Попечительный комитет направил ряд обращений в военное министерство Польши, после чего 21 июля 1925 г. военный министр издал приказ, согласно которому русские инвалиды (интернированные НДА, 3РА и казачьей дивизии Яковлева), инвалидность которых была получена в результате их участия «совместно с польскими войсками в боевых действиях против большевиков», могли пользоваться лечением в польских госпиталях и получать протезы бесплатно[1083]
.Тогда же по ходатайству Попечительного комитета польское Министерство труда и общественного призрения передало в распоряжение комитета часть бараков бывшего лагеря интернированных в Стржалково для устройства там Русского инвалидного городка (для участников армий Булак-Балаховича, Пермикина и дивизии Яковлева)[1084]
. Получив эти бараки, комитет 3 октября 1925 г. возбудил перед Министерством труда ходатайство об отпуске комитету из средств польской казны необходимых денежных сумм для содержания этих бараков и оказания помощи проживающим в них русским инвалидам, представив в министерство труда и занятости смету.В результате этого ходатайства министерство включило в свою смету на 1926 г. представленную на рассмотрение и утверждение в законодательные учреждения определенную сумму для Попечительного комитета на оказание помощи инвалидам. 20 июля военное министерство издало приказ о врачебном освидетельствовании, лечении, снабжении протезами инвалидов бывших армий[1085]
.В марте 1925 г. МВД Польши издало распоряжение о разрешении выдавать русским беженцам нансеновские паспорта.
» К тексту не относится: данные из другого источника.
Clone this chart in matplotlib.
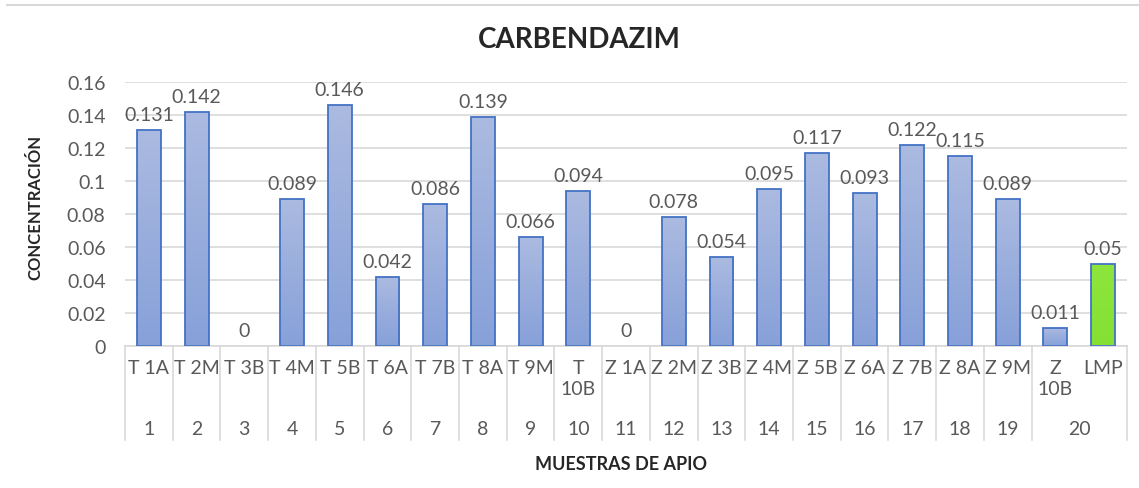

Теоретически их могли получить «безгосударственные эмигранты», имевшие право на получение российского гражданства, но не желавшие подчиняться советской власти; а также лица, родившиеся на территории государств-лимитрофов, не имевшие прав гражданства ни этих государств, ни любого другого государства[1086]
. Однако практическое применение паспортов в Польше отсутствовало. Нансеновские паспорта, как и иностранные польские, выдавались только на выезд и действовали полгода. Обратные визы в нансеновском паспорте польские чиновники ставили крайне редко. Лицам, прибывшим из Советской России, нансеновские паспорта вообще не выдавали»[1087].Въездную визу в Польшу русскому эмигранту получить было «очень затруднительно» и «только в самом исключительном случае». В декабре 1925 г. в газете «За свободу» появилось разъяснение для обладателей карт азиля и побыта порядка получения нансеновского паспорта. Для его получения необходимо было представить специальные «удостоверения» от полиции и налоговой полиции («податного инспектора») об отсутствии «препятствий к выезду».
Пошлина за получение нансеновского паспорта составляла весьма существенную сумму – 500 злотых. Она могла быть уменьшена «в зависимости от целей поездки» или «при материальной недостаточности» при наличии «удостоверения» от государственного посреднического бюро труда о выезде на работы[1088]
. Начавшийся в период репатриации отток беженцев из Польши привел к тому, что число официально зарегистрированных русских беженцев сократилось к середине 20-х гг. до 40 тысяч человек[1089]. Интернированные антисоветских отрядов в Польше получили не гражданство Польской республики, а статус «политических беженцев» и сопутствующее ему право убежища[1090].К этому моменту завершился ликвидационный период в работе российско-украинской и польской делегаций смешанной комиссии по репатриации. К началу 1925 г. все аспекты репатриации и реэмиграции в СССР получили законодательное обеспечение. Из Польши в СССР в рамках репатриации (до 1924 г.) официально вернулось 9 тысяч человек из числа амнистированных беженцев[1091]
. Около 9 тысяч человек их числа бывших интернированных остались на постоянное жительство в Польше или выехали в Германию и другие страны русского рассеяния. Около 2 тысяч амнистированных беженцев переехали на работы во Францию в разоренные войной районы по линии Комитета по делам русских беженцев Ф. Нансена, затем – Бюро труда Лиги Наций.Ключевая фигура в организации «Крестового похода» из Польши в Советскую Россию Б. Савинков, запутавшийся в паутине операции ОГПУ «Синдикат-2», по официальной версии, покончил жизнь самоубийством поздним вечером 7 мая 1925 г.[1092]
«Будущее мне показало, что я был неправ во всем», – подводил он итоги собственной жизни в письменном показании на Лубянке 21 августа 1924 г.На предъявленное ему обвинение в измене родине и в сотрудничестве со штабом военного министерства Польши Б. Савинков ответил: «Без опоры на иностранцев мы воевать не могли»[1093]
. «Кто борется – тот в зависимости от иностранцев: от англичан, французов, японцев, поляков… Иными словами, на границе измены. Ведь никто не верит в бескорыстие иностранцев», – аргументировал Б. Савинков свою позицию[1094].